#### DATA ####

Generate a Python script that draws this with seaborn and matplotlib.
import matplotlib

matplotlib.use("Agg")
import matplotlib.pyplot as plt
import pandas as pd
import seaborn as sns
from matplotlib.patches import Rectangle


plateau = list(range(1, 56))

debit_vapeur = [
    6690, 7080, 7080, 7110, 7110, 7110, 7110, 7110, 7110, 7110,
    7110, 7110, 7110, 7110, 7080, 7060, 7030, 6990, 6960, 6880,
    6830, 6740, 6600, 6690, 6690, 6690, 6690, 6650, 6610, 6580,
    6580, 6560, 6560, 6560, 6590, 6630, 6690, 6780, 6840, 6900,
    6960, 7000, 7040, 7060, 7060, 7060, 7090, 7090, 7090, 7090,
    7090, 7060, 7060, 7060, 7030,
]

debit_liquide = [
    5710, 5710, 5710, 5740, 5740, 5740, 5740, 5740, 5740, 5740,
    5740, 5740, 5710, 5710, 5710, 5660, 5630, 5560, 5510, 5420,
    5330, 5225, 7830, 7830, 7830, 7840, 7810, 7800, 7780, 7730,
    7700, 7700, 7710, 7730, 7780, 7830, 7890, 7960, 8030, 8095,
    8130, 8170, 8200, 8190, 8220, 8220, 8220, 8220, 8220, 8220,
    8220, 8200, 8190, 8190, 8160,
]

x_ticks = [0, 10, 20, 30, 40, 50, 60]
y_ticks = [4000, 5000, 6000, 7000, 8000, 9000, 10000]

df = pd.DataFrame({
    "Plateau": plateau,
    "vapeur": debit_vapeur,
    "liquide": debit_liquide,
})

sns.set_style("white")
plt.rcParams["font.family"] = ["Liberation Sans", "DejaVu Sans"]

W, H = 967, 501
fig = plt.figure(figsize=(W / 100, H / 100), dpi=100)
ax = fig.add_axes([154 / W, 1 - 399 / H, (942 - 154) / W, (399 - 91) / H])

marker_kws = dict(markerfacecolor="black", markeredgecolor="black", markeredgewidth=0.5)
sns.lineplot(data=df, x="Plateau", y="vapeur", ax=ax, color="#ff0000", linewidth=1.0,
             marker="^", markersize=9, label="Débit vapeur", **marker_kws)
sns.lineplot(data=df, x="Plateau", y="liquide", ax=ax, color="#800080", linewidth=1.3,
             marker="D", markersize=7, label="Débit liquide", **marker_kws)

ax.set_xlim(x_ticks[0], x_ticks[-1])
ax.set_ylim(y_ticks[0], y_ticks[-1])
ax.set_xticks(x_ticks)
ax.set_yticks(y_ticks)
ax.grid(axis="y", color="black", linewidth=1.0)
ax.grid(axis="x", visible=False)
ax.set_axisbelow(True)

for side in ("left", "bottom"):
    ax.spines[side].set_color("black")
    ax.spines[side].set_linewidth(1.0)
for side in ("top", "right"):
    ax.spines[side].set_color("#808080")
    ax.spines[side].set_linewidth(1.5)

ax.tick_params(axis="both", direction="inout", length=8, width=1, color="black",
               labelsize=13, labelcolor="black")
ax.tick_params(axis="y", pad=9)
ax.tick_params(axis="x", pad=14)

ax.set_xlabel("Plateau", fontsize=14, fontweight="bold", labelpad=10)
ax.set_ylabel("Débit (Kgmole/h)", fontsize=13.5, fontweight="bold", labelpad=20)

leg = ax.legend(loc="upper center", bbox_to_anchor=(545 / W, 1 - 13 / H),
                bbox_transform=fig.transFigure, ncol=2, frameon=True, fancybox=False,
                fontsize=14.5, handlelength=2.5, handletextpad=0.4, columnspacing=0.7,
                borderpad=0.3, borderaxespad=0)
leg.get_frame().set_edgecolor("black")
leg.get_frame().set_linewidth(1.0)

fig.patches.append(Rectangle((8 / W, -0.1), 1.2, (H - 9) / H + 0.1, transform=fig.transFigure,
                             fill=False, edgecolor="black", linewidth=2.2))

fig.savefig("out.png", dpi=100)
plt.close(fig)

####

(WHAT YOU NEED TO DO): Repeat the whole listing exactly, keeping every line intact.

(RESPONSE):
Generate a Python script that draws this with seaborn and matplotlib.
import matplotlib

matplotlib.use("Agg")
import matplotlib.pyplot as plt
import pandas as pd
import seaborn as sns
from matplotlib.patches import Rectangle


plateau = list(range(1, 56))

debit_vapeur = [
    6690, 7080, 7080, 7110, 7110, 7110, 7110, 7110, 7110, 7110,
    7110, 7110, 7110, 7110, 7080, 7060, 7030, 6990, 6960, 6880,
    6830, 6740, 6600, 6690, 6690, 6690, 6690, 6650, 6610, 6580,
    6580, 6560, 6560, 6560, 6590, 6630, 6690, 6780, 6840, 6900,
    6960, 7000, 7040, 7060, 7060, 7060, 7090, 7090, 7090, 7090,
    7090, 7060, 7060, 7060, 7030,
]

debit_liquide = [
    5710, 5710, 5710, 5740, 5740, 5740, 5740, 5740, 5740, 5740,
    5740, 5740, 5710, 5710, 5710, 5660, 5630, 5560, 5510, 5420,
    5330, 5225, 7830, 7830, 7830, 7840, 7810, 7800, 7780, 7730,
    7700, 7700, 7710, 7730, 7780, 7830, 7890, 7960, 8030, 8095,
    8130, 8170, 8200, 8190, 8220, 8220, 8220, 8220, 8220, 8220,
    8220, 8200, 8190, 8190, 8160,
]

x_ticks = [0, 10, 20, 30, 40, 50, 60]
y_ticks = [4000, 5000, 6000, 7000, 8000, 9000, 10000]

df = pd.DataFrame({
    "Plateau": plateau,
    "vapeur": debit_vapeur,
    "liquide": debit_liquide,
})

sns.set_style("white")
plt.rcParams["font.family"] = ["Liberation Sans", "DejaVu Sans"]

W, H = 967, 501
fig = plt.figure(figsize=(W / 100, H / 100), dpi=100)
ax = fig.add_axes([154 / W, 1 - 399 / H, (942 - 154) / W, (399 - 91) / H])

marker_kws = dict(markerfacecolor="black", markeredgecolor="black", markeredgewidth=0.5)
sns.lineplot(data=df, x="Plateau", y="vapeur", ax=ax, color="#ff0000", linewidth=1.0,
             marker="^", markersize=9, label="Débit vapeur", **marker_kws)
sns.lineplot(data=df, x="Plateau", y="liquide", ax=ax, color="#800080", linewidth=1.3,
             marker="D", markersize=7, label="Débit liquide", **marker_kws)

ax.set_xlim(x_ticks[0], x_ticks[-1])
ax.set_ylim(y_ticks[0], y_ticks[-1])
ax.set_xticks(x_ticks)
ax.set_yticks(y_ticks)
ax.grid(axis="y", color="black", linewidth=1.0)
ax.grid(axis="x", visible=False)
ax.set_axisbelow(True)

for side in ("left", "bottom"):
    ax.spines[side].set_color("black")
    ax.spines[side].set_linewidth(1.0)
for side in ("top", "right"):
    ax.spines[side].set_color("#808080")
    ax.spines[side].set_linewidth(1.5)

ax.tick_params(axis="both", direction="inout", length=8, width=1, color="black",
               labelsize=13, labelcolor="black")
ax.tick_params(axis="y", pad=9)
ax.tick_params(axis="x", pad=14)

ax.set_xlabel("Plateau", fontsize=14, fontweight="bold", labelpad=10)
ax.set_ylabel("Débit (Kgmole/h)", fontsize=13.5, fontweight="bold", labelpad=20)

leg = ax.legend(loc="upper center", bbox_to_anchor=(545 / W, 1 - 13 / H),
                bbox_transform=fig.transFigure, ncol=2, frameon=True, fancybox=False,
                fontsize=14.5, handlelength=2.5, handletextpad=0.4, columnspacing=0.7,
                borderpad=0.3, borderaxespad=0)
leg.get_frame().set_edgecolor("black")
leg.get_frame().set_linewidth(1.0)

fig.patches.append(Rectangle((8 / W, -0.1), 1.2, (H - 9) / H + 0.1, transform=fig.transFigure,
                             fill=False, edgecolor="black", linewidth=2.2))

fig.savefig("out.png", dpi=100)
plt.close(fig)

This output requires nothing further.